**WHAT THIS TASK INVOLVES**
Begin at the first line of the data and copy each line through the one containing "from bokeh.resources import INLINE", that line included, with no pictures.

**MATERIAL PROVIDED**
- - - -

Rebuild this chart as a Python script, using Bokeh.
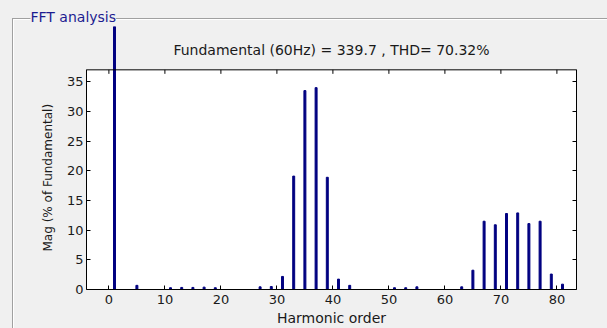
from bokeh.plotting import figure
from bokeh.models import Range1d, LinearAxis, FixedTicker, Title
from bokeh.core.properties import value
from bokeh.embed import file_html
from bokeh.resources import INLINE

# Harmonic spectrum (% of fundamental)
harmonics = [1, 5, 11, 13, 15, 17, 19, 27, 29, 31, 33, 35, 37, 39, 41, 43,
             51, 53, 55, 63, 65, 67, 69, 71, 73, 75, 77, 79, 81]
magnitude = [100.0, 0.7, 0.3, 0.35, 0.35, 0.4, 0.3, 0.45, 0.5, 2.2, 19.1, 33.5,
             34.0, 18.9, 1.75, 0.7, 0.3, 0.3, 0.45, 0.45, 3.25, 11.5, 10.9,
             12.8, 12.9, 11.1, 11.5, 2.6, 0.9]

x_ticks = [0, 10, 20, 30, 40, 50, 60, 70, 80]
y_ticks = [0, 5, 10, 15, 20, 25, 30, 35]

title_text = "Fundamental (60Hz) = 339.7 , THD= 70.32%"
panel_title = "FFT analysis"
x_label = "Harmonic order"
y_label = "Mag (% of Fundamental)"

xlim = (-4.0, 83.5)
ylim = (0.0, 37.0)
y_view_top = 44.3

BG = "#f0f0f0"
BAR = "#000080"
FONT = "DejaVu Sans"
ETCH = "#a0a0a0"

p = figure(width=607, height=328, output_backend="svg", toolbar_location=None,
           x_range=Range1d(*xlim), y_range=Range1d(ylim[0], y_view_top),
           min_border_left=86, min_border_right=31, min_border_top=26,
           min_border_bottom=39)
p.background_fill_color = BG
p.border_fill_color = None
p.outline_line_color = None
p.grid.visible = False

# etched panel frame behind the canvas
p.styles = {
    "background-color": BG,
    "background-image": ", ".join([f"linear-gradient({ETCH}, {ETCH})"] * 2
                                  + ["linear-gradient(#ffffff, #ffffff)"] * 2),
    "background-size": "600px 1px, 1px 320px, 600px 1px, 1px 320px",
    "background-position": "12px 18px, 12px 18px, 13px 19px, 13px 19px",
    "background-repeat": "no-repeat",
}

# white axes box
p.quad(left=[xlim[0]], right=[xlim[1]], bottom=[ylim[0]], top=[ylim[1]],
       fill_color="white", line_color=None)

# spectrum bars
p.vbar(x=harmonics, top=magnitude, width=0.35, color=BAR)

# top border of the axes box with inward ticks
p.line(x=list(xlim), y=[ylim[1], ylim[1]], line_color="black", line_width=1)
tick_len = 4 * (y_view_top - ylim[0]) / 263.0
p.segment(x0=x_ticks, x1=x_ticks, y0=[ylim[1]] * len(x_ticks),
          y1=[ylim[1] - tick_len] * len(x_ticks), line_color="black")

def style_axis(ax):
    ax.axis_line_color = "black"
    ax.major_tick_line_color = "black"
    ax.major_tick_in = 4
    ax.major_tick_out = 0
    ax.minor_tick_in = 0
    ax.minor_tick_out = 0
    ax.minor_tick_line_color = None
    ax.major_label_text_font = FONT
    ax.major_label_text_font_size = "13px"
    ax.major_label_text_color = "#1a1a1a"
    ax.axis_label_text_font = FONT
    ax.axis_label_text_font_size = "14px"
    ax.axis_label_text_font_style = "normal"
    ax.axis_label_text_color = "#1a1a1a"

xa = p.xaxis[0]
style_axis(xa)
xa.ticker = FixedTicker(ticks=x_ticks)
xa.axis_label = x_label
xa.major_label_standoff = 5
xa.axis_label_standoff = 3

ya = p.yaxis[0]
style_axis(ya)
ya.ticker = FixedTicker(ticks=y_ticks)
ya.bounds = ylim
ya.major_label_standoff = 3

ra = LinearAxis(ticker=FixedTicker(ticks=y_ticks), bounds=ylim)
style_axis(ra)
ra.major_label_text_color = None
ra.major_label_text_font_size = "1px"
p.add_layout(ra, "right")

# y axis caption, centred on the axes box rather than the whole frame
p.add_layout(Title(text=y_label, align="left", offset=38, standoff=18,
                   text_font=FONT, text_font_size="12px",
                   text_font_style="normal", text_color="#1a1a1a"), "left")

# chart heading
p.text(x=[(xlim[0] + xlim[1]) / 2], y=[40.26], text=[title_text],
       text_align="center", text_baseline="middle", text_font=value(FONT),
       text_font_size="14px", text_color="#1a1a1a")

# panel caption sitting on the etched line
p.add_layout(Title(text=panel_title, align="left", offset=-56, standoff=4,
                   text_font=FONT, text_font_size="14px",
                   text_font_style="normal", text_color="#1c1c90",
                   background_fill_color=BG), "above")

open("out.html", "w").write(file_html(p, INLINE))
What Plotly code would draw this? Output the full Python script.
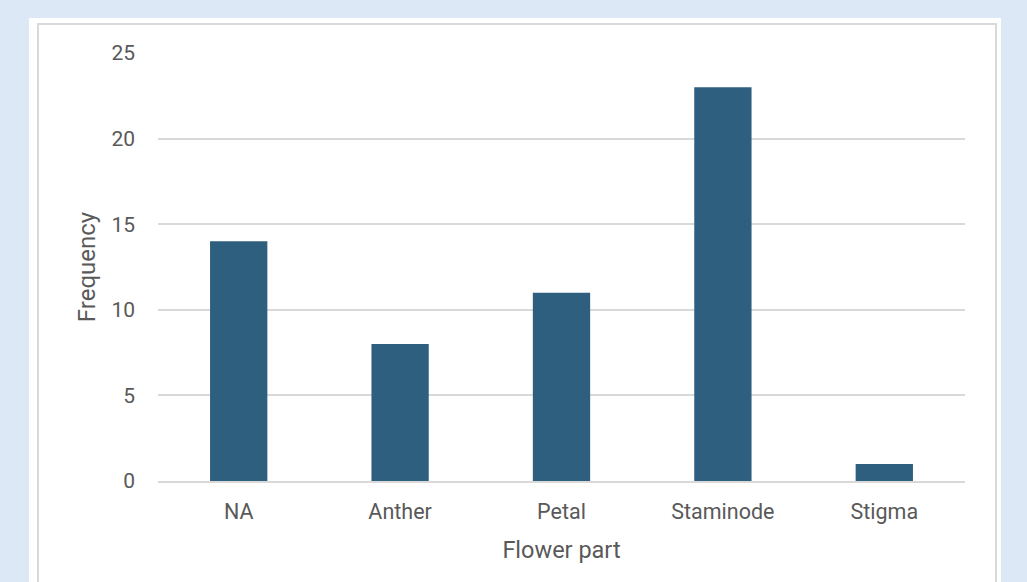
import plotly.graph_objects as go

# flower part counts
parts = ["NA", "Anther", "Petal", "Staminode", "Stigma"]
freq = [14, 8, 11, 23, 1]
y_ticks = [0, 5, 10, 15, 20, 25]

txt = "#595959"
grid = "#d9d9d9"

fig = go.Figure()

fig.add_trace(
    go.Bar(
        x=parts,
        y=freq,
        marker=dict(color="#2e5f7f", line=dict(width=0)),
        width=0.355,
    )
)

# plot area is 158..965 px wide, 53..481 px tall
fig.update_layout(
    width=1027,
    height=582,
    margin=dict(l=158, r=62, t=53, b=101),
    paper_bgcolor="#dce8f5",
    plot_bgcolor="rgba(0,0,0,0)",
    font=dict(family="Roboto, Arial, sans-serif", color=txt, size=21),
    showlegend=False,
    shapes=[
        # white panel
        dict(type="rect", xref="paper", yref="paper",
             x0=-0.1599, x1=1.0446, y0=-0.30, y1=1.0818,
             fillcolor="white", line=dict(width=0), layer="below"),
        # chart border
        dict(type="rect", xref="paper", yref="paper",
             x0=-0.1487, x1=1.0384, y0=-0.28, y1=1.0678,
             fillcolor="white", line=dict(color="#d9d9d9", width=2), layer="below"),
    ],
)

fig.update_xaxes(
    title=dict(text="Flower part", font=dict(size=23.5), standoff=19),
    showgrid=False,
    showline=True,
    linecolor=grid,
    linewidth=1.5,
    ticks="",
    tickfont=dict(size=21.5),
    ticklabelstandoff=10,
)

fig.update_yaxes(
    title=dict(text="Frequency", font=dict(size=24), standoff=8),
    range=[0, 25],
    tickvals=y_ticks,
    showgrid=True,
    gridcolor=grid,
    gridwidth=1.5,
    zeroline=False,
    showline=False,
    ticks="",
    tickfont=dict(size=21),
    ticklabelstandoff=22,
)

# drop the page margin so the figure sits at the window corner
fig.write_html(
    "out.html",
    config={"displayModeBar": False},
    post_script="document.body.style.margin='0';",
)
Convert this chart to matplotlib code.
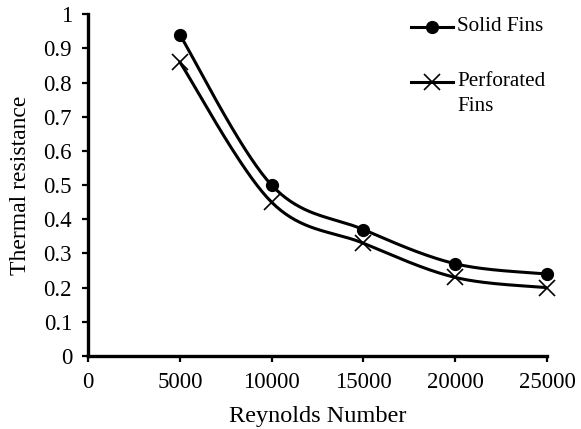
import numpy as np
import matplotlib
matplotlib.use("Agg")
import matplotlib.pyplot as plt
from matplotlib.lines import Line2D

reynolds = [5000, 10000, 15000, 20000, 25000]
solid_fins = [0.94, 0.50, 0.37, 0.27, 0.24]
perforated_fins = [0.86, 0.45, 0.33, 0.23, 0.20]
x_ticks = [0, 5000, 10000, 15000, 20000, 25000]
y_ticks = [0, 0.1, 0.2, 0.3, 0.4, 0.5, 0.6, 0.7, 0.8, 0.9, 1.0]
y_tick_labels = ["0", "0.1", "0.2", "0.3", "0.4", "0.5", "0.6", "0.7", "0.8", "0.9", "1"]

plt.rcParams["font.family"] = ["Liberation Serif", "DejaVu Serif"]


def smooth(xs, ys, n=40):
    """Cardinal (Catmull-Rom style) Bezier smoothing through the points."""
    xs = np.asarray(xs, float)
    ys = np.asarray(ys, float)
    px, py = [], []
    k = len(xs)
    for i in range(k - 1):
        x0, y0 = (xs[i - 1], ys[i - 1]) if i > 0 else (xs[i], ys[i])
        x1, y1 = xs[i], ys[i]
        x2, y2 = xs[i + 1], ys[i + 1]
        x3, y3 = (xs[i + 2], ys[i + 2]) if i + 2 < k else (xs[i + 1], ys[i + 1])
        c1x, c1y = x1 + (x2 - x0) / 6, y1 + (y2 - y0) / 6
        c2x, c2y = x2 - (x3 - x1) / 6, y2 - (y3 - y1) / 6
        t = np.linspace(0, 1, n)
        bx = (1 - t) ** 3 * x1 + 3 * (1 - t) ** 2 * t * c1x + 3 * (1 - t) * t ** 2 * c2x + t ** 3 * x2
        by = (1 - t) ** 3 * y1 + 3 * (1 - t) ** 2 * t * c1y + 3 * (1 - t) * t ** 2 * c2y + t ** 3 * y2
        px.extend(bx)
        py.extend(by)
    return np.array(px), np.array(py)


fig = plt.figure(figsize=(5.81, 4.29), dpi=100)
ax = fig.add_axes([0.1515, 0.170, 0.79, 0.797])

lw = 2.2
circle_style = dict(marker="o", markersize=8.5)
cross_style = dict(marker="x", markersize=12, mew=1.2)

sx, sy = smooth(reynolds, solid_fins)
px, py = smooth(reynolds, perforated_fins)
ax.plot(sx, sy, color="black", lw=lw, solid_capstyle="round")
ax.plot(px, py, color="black", lw=lw, solid_capstyle="round")
ax.plot(reynolds, solid_fins, ls="none", color="black", clip_on=False, **circle_style)
ax.plot(reynolds, perforated_fins, ls="none", color="black", clip_on=False, **cross_style)

ax.set_xlim(0, 25000)
ax.set_ylim(0, 1)
ax.set_xticks(x_ticks)
ax.set_xticklabels([str(v) for v in x_ticks])
ax.set_yticks(y_ticks)
ax.set_yticklabels(y_tick_labels)
for side in ("top", "right"):
    ax.spines[side].set_visible(False)
for side in ("left", "bottom"):
    ax.spines[side].set_linewidth(2.4)
ax.tick_params(axis="both", direction="out", length=4.5, width=1.6, labelsize=16.5)
ax.tick_params(axis="y", pad=7)
ax.tick_params(axis="x", pad=7)

ax.set_xlabel("Reynolds Number", fontsize=17.5, labelpad=9)
ax.set_ylabel("Thermal resistance", fontsize=17, labelpad=9)

# Legend drawn by hand so the handle sits on the first line of a two-line label
legend_items = [
    ("Solid Fins", 0.962, circle_style),
    ("Perforated\nFins", 0.801, cross_style),
]
for label, ypos, style in legend_items:
    ln = Line2D([0.7037, 0.795], [ypos, ypos], color="black", lw=lw,
                transform=ax.transAxes, clip_on=False)
    ax.add_line(ln)
    mk = Line2D([0.7495], [ypos], color="black", ls="none",
                transform=ax.transAxes, clip_on=False, **style)
    ax.add_line(mk)
    ax.text(0.804, ypos + 0.030, label, transform=ax.transAxes, fontsize=15.2,
            va="top", ha="left", linespacing=1.4)

fig.savefig("out.png", dpi=100)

- - - -

**WORKED SOLUTION**
Rebuild this chart as a Python script, using Bokeh.
from bokeh.plotting import figure
from bokeh.models import Range1d, LinearAxis, FixedTicker, Title
from bokeh.core.properties import value
from bokeh.embed import file_html
from bokeh.resources import INLINE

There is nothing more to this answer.